The direction of digital imaging in DPI is toward greater automation, integration, and intelligence. Artificial intelligence models are being trained not only to detect indications but also to classify them by type (crack, pore, lap) with increasing accuracy. As training datasets expand, these models will become more reliable for production use, potentially allowing fully automated pass/fail decisions for low‑risk components.

Portable high‑resolution microscopes that connect wirelessly to tablets or smartphones are becoming more affordable, making it easier for field inspectors to capture laboratory‑quality images on site. These devices often include built‑in UV and white LEDs, software for on‑device measurement, and cloud upload capabilities.

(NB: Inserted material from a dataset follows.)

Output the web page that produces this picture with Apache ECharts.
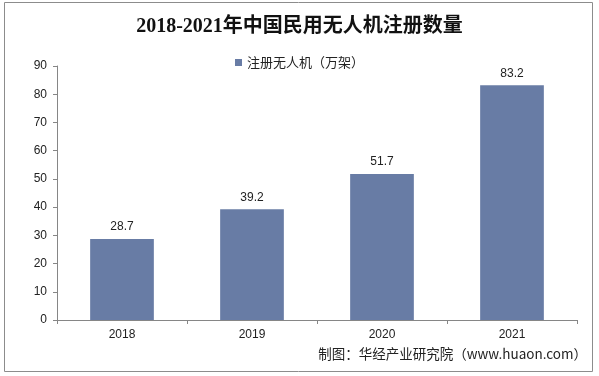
<!DOCTYPE html>
<html>
<head>
<meta charset="utf-8">
<script src="https://cdn.jsdelivr.net/npm/echarts@6/dist/echarts.min.js"></script>
<style>
  html, body { margin: 0; padding: 0; background: #fff; }
  #chart-container { width: 599px; height: 376px; }
</style>
</head>
<body>
<div id="chart-container"></div>
<script>
var years = ['2018', '2019', '2020', '2021'];
var registered = [28.7, 39.2, 51.7, 83.2];
var seriesName = '注册无人机（万架）';
var titleText = '2018-2021年中国民用无人机注册数量';
var sourceText = '制图：华经产业研究院（www.huaon.com）';

var dom = document.getElementById('chart-container');
var myChart = echarts.init(dom, null, { renderer: 'canvas' });

var option = {
  animation: false,
  title: {
    text: titleText,
    left: 'center',
    top: 12,
    textStyle: {
      fontFamily: 'Liberation Serif, Noto Sans CJK SC',
      fontSize: 20,
      fontWeight: 'bold',
      color: '#111'
    }
  },
  legend: {
    data: [seriesName],
    top: 51,
    left: 'center',
    itemWidth: 7,
    itemHeight: 7,
    itemGap: 4,
    icon: 'rect',
    textStyle: { fontSize: 13, color: '#222', fontFamily: 'Noto Sans CJK SC' }
  },
  grid: {
    left: 57,
    right: 22,
    top: 66,
    bottom: 56
  },
  xAxis: {
    type: 'category',
    data: years,
    axisLine: { lineStyle: { color: '#868686' } },
    axisTick: { show: true, length: 4, lineStyle: { color: '#868686' } },
    axisLabel: { fontSize: 12, color: '#222', margin: 9, fontFamily: 'Liberation Sans' }
  },
  yAxis: {
    type: 'value',
    min: 0,
    max: 90,
    interval: 10,
    axisLine: { show: true, lineStyle: { color: '#868686' } },
    axisTick: { show: true, length: 4, lineStyle: { color: '#868686' } },
    splitLine: { show: false },
    axisLabel: { fontSize: 12, color: '#222', margin: 10, fontFamily: 'Liberation Sans' }
  },
  series: [
    {
      name: seriesName,
      type: 'bar',
      data: registered,
      barWidth: '49%',
      itemStyle: { color: '#687ca5' },
      label: {
        show: true,
        position: 'top',
        distance: 6,
        fontSize: 12,
        color: '#222',
        fontFamily: 'Liberation Sans'
      }
    }
  ],
  graphic: [
    {
      type: 'rect',
      shape: { x: 4.5, y: 2.5, width: 588, height: 369 },
      style: { fill: 'none', stroke: '#8c8c8c', lineWidth: 1 },
      silent: true
    },
    {
      type: 'text',
      right: 12,
      top: 347,
      style: {
        text: sourceText,
        fontSize: 13.5,
        fill: '#222',
        fontFamily: 'Noto Sans CJK SC'
      }
    }
  ]
};

myChart.setOption(option);
window.addEventListener('resize', myChart.resize);
</script>
</body>
</html>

Digital twins of critical components may integrate inspection images into the 3D model, creating a living history of the part’s surface condition over its service life. When a DPI indication is detected, its location and size are recorded in the digital twin, allowing predictive maintenance algorithms to estimate remaining useful life.

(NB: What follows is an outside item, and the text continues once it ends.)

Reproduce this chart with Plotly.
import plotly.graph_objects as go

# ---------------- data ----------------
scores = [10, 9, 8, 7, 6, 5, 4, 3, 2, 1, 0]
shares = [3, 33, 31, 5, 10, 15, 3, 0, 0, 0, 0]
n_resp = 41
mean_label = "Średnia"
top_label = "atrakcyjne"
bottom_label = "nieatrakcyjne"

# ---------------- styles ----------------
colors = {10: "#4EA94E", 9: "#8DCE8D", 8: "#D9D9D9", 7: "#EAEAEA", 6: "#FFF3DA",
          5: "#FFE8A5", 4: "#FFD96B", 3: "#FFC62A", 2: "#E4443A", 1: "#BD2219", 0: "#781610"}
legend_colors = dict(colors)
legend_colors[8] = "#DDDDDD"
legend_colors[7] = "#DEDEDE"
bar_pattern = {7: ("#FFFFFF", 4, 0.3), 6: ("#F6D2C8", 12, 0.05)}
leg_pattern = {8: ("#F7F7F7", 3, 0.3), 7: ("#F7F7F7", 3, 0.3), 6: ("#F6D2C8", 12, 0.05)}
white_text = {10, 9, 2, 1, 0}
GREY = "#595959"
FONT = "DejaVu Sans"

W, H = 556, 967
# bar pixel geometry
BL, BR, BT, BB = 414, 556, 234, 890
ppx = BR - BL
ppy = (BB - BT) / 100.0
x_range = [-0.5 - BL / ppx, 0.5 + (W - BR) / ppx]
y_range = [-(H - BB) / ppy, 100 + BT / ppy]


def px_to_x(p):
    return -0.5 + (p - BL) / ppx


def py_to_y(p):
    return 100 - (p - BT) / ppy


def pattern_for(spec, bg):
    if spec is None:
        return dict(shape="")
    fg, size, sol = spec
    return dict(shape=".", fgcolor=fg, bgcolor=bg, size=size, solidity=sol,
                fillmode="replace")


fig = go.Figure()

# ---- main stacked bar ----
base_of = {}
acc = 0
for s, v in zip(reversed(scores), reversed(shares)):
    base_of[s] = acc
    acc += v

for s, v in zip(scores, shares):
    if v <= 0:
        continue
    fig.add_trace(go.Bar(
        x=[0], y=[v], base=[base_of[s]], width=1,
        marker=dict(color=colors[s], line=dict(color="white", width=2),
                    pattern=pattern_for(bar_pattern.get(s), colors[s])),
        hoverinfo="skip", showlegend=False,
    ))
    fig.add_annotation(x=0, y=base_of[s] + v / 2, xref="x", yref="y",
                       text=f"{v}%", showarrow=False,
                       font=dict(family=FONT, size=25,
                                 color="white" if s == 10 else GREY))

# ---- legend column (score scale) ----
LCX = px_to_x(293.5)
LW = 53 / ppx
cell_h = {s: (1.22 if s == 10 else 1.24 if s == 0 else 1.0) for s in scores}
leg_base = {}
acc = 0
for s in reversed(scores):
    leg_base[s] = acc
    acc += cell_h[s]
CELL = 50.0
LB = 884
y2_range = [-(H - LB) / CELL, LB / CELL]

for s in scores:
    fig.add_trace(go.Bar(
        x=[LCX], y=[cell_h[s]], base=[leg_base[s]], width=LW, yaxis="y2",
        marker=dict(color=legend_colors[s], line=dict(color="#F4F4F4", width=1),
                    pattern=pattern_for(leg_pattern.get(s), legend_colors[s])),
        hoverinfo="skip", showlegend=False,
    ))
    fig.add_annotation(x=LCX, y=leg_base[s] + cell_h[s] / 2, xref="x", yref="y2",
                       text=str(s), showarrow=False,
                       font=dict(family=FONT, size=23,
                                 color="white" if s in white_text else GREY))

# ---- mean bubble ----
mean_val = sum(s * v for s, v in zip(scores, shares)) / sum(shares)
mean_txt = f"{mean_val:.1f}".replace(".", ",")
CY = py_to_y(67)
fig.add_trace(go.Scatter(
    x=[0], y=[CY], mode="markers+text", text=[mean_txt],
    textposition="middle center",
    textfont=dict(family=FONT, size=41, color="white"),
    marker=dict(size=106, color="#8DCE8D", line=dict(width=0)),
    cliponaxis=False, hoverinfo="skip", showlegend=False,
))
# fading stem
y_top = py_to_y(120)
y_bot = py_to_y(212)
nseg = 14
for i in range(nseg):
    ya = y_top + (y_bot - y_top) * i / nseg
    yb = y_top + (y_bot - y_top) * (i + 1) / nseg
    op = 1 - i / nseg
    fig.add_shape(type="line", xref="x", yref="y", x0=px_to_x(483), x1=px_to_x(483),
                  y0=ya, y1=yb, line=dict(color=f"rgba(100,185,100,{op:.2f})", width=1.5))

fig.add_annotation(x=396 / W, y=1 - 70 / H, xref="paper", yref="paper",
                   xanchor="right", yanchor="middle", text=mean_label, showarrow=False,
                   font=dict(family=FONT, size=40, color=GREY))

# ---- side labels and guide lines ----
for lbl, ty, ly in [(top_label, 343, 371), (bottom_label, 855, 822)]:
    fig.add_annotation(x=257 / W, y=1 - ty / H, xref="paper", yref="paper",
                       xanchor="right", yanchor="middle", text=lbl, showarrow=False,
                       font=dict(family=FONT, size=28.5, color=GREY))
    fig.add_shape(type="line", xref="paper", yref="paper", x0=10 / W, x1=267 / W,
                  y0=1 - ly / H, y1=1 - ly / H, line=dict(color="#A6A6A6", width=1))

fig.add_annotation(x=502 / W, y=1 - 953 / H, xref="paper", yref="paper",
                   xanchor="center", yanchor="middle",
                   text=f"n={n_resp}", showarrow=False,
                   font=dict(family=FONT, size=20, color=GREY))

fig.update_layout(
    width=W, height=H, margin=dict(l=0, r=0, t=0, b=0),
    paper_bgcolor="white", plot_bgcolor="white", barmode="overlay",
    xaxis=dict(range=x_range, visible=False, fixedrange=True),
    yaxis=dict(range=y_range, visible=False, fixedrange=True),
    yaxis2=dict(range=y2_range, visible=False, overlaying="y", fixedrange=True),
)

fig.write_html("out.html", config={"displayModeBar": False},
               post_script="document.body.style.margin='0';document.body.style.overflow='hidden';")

Standards bodies are also recognizing the value of digital documentation. For example, the next revision of ASTM E1417 is expected to include more explicit guidance on digital image capture and storage, further encouraging adoption across regulated industries.

Conclusion

Digital imaging elevates dye penetrant inspection from a purely visual art to a data‑driven science. By capturing high‑quality, standardized images, inspectors create permanent records that improve accuracy, enable quantitative analysis, and simplify compliance with industry standards. While the transition requires investment in equipment, training, and data management, the payoff is substantial: fewer disagreements over indication interpretation, faster reporting, and a stronger foundation for quality assurance programs. As camera technology, software, and artificial intelligence continue to advance, the role of digital imaging in DPI will only grow, making it an indispensable tool for anyone committed to delivering safe, reliable components and structures.